* START RECORDS FOR PROCESSING *

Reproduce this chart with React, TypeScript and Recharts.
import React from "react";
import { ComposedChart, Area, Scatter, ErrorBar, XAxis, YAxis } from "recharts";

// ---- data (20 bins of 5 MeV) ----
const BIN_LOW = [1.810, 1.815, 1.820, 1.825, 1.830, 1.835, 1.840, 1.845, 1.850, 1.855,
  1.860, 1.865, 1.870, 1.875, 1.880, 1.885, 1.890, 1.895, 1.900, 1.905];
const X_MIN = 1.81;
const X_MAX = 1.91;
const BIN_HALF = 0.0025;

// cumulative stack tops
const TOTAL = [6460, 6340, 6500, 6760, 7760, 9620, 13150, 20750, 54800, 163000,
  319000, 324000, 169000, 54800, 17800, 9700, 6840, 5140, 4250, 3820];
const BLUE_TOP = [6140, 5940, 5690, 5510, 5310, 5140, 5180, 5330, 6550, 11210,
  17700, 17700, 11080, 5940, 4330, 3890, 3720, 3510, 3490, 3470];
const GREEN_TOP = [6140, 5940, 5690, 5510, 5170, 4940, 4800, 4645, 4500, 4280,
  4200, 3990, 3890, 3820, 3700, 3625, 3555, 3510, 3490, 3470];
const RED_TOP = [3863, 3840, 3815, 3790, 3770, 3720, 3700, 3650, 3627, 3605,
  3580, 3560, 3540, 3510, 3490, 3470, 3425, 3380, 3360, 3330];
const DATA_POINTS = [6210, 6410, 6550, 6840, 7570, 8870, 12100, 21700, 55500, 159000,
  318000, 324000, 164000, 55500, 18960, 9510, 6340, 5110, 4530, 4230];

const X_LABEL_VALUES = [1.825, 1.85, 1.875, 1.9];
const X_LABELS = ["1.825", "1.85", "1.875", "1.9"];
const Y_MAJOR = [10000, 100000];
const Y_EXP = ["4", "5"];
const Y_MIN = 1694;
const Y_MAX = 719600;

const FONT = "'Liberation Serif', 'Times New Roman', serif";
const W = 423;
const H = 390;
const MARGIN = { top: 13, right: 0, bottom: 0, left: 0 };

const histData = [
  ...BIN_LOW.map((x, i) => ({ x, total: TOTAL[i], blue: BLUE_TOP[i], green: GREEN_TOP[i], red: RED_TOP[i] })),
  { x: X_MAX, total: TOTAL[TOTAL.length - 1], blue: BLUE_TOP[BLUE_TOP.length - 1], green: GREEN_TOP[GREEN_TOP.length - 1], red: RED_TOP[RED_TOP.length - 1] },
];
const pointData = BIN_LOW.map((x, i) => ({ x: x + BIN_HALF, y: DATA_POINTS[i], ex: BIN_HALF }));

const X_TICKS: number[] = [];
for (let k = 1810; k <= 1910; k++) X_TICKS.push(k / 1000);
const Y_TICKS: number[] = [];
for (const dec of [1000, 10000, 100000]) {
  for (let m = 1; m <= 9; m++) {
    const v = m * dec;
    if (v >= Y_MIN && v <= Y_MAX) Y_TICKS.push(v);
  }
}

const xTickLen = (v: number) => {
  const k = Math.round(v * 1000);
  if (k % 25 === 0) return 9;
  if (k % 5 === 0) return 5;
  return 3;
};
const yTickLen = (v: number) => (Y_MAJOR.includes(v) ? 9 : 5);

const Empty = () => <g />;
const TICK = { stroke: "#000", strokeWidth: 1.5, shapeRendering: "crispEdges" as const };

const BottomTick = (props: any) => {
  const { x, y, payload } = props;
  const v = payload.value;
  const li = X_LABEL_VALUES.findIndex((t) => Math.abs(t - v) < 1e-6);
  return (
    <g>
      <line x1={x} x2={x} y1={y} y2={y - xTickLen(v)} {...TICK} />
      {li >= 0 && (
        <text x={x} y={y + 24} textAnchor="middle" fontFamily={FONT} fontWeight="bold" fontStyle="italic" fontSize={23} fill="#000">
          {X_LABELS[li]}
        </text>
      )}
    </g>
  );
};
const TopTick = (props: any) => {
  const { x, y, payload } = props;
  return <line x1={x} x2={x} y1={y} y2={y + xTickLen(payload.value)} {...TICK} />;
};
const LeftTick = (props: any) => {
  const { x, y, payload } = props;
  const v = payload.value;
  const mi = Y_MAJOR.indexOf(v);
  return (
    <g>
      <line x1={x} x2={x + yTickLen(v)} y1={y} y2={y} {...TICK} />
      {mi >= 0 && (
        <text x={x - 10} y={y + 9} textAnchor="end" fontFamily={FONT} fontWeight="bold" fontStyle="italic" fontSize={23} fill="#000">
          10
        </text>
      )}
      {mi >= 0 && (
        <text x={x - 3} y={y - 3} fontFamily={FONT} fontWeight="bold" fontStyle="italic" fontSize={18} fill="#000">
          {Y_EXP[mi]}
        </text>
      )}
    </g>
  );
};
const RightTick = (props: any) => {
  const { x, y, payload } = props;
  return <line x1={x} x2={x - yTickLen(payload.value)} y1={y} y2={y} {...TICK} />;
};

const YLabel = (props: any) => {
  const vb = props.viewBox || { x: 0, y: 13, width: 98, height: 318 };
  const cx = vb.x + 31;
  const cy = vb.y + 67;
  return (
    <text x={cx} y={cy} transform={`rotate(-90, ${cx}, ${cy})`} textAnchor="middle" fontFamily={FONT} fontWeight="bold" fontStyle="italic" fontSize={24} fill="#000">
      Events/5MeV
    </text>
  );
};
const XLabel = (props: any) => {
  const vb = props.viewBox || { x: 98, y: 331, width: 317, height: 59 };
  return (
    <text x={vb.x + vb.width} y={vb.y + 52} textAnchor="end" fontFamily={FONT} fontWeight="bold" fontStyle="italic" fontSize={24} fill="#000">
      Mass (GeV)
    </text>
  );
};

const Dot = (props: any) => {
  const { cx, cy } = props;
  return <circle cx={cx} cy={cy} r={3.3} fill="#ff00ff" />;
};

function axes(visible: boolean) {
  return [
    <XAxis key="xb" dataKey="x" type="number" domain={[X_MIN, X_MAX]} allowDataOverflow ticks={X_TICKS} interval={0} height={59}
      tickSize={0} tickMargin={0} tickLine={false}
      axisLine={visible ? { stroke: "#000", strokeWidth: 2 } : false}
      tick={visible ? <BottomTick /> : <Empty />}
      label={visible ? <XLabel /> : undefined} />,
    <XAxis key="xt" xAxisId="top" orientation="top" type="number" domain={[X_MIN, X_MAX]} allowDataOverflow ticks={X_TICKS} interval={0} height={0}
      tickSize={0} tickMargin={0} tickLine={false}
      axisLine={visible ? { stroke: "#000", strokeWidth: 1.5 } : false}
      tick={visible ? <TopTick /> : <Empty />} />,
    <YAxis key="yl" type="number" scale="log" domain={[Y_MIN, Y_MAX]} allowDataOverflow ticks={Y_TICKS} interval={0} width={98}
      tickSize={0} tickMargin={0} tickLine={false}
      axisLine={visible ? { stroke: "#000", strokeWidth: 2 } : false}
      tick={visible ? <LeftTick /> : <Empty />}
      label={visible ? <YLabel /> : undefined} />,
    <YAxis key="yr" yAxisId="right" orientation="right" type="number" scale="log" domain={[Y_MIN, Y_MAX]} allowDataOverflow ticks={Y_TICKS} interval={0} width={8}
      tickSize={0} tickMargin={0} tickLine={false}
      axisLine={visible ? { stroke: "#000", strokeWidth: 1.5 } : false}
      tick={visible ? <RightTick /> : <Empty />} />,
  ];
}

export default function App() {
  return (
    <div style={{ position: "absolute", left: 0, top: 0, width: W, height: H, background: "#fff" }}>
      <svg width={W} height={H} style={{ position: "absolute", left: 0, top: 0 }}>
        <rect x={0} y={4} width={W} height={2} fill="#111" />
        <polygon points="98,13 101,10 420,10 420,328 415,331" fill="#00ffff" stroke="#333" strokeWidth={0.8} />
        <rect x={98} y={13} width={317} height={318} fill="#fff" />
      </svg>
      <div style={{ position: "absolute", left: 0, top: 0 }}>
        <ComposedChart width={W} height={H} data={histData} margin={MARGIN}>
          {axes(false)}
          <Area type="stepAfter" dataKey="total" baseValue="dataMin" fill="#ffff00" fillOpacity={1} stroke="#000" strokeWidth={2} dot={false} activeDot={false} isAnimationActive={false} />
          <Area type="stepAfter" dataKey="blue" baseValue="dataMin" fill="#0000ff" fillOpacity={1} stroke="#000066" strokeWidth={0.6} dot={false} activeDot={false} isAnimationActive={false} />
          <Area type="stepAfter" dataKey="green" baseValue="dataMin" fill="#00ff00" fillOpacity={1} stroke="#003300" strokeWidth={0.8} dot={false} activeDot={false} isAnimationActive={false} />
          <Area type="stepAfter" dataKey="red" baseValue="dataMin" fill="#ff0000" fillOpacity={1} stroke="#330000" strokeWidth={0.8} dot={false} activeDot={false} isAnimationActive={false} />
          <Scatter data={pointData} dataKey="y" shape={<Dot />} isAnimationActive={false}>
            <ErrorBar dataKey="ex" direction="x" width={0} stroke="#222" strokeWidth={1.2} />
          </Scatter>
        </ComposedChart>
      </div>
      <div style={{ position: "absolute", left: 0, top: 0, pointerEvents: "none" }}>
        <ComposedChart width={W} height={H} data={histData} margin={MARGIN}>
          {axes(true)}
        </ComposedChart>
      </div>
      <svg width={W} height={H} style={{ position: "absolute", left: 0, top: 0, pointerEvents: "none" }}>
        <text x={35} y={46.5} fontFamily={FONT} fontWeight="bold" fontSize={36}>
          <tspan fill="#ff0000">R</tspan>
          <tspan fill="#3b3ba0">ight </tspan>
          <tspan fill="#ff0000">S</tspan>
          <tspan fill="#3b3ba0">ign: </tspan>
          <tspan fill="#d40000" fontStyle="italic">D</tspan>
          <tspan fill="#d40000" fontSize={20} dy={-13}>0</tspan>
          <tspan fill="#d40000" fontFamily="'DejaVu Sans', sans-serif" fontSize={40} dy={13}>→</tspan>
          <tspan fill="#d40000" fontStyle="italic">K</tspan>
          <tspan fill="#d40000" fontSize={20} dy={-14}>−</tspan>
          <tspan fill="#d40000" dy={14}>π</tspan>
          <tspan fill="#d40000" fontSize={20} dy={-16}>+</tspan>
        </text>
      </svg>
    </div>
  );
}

* END RECORDS FOR PROCESSING *
* START RECORDS FOR PROCESSING *

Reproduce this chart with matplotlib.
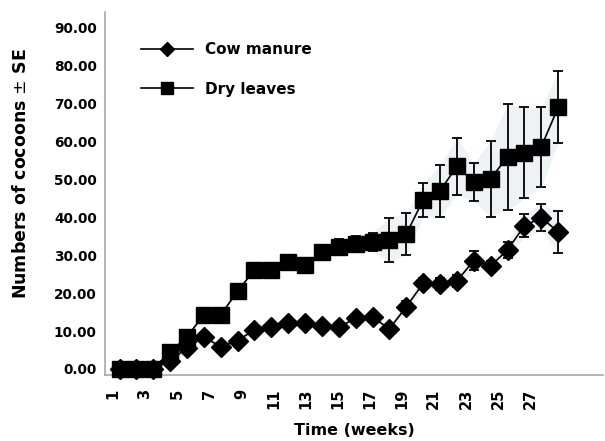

* END RECORDS FOR PROCESSING *

TASK OBJECTIVE. Look through the entries and return every line where "React" appears.

FINAL RESULT.
Reproduce this chart with React, TypeScript and Recharts.
import React from "react";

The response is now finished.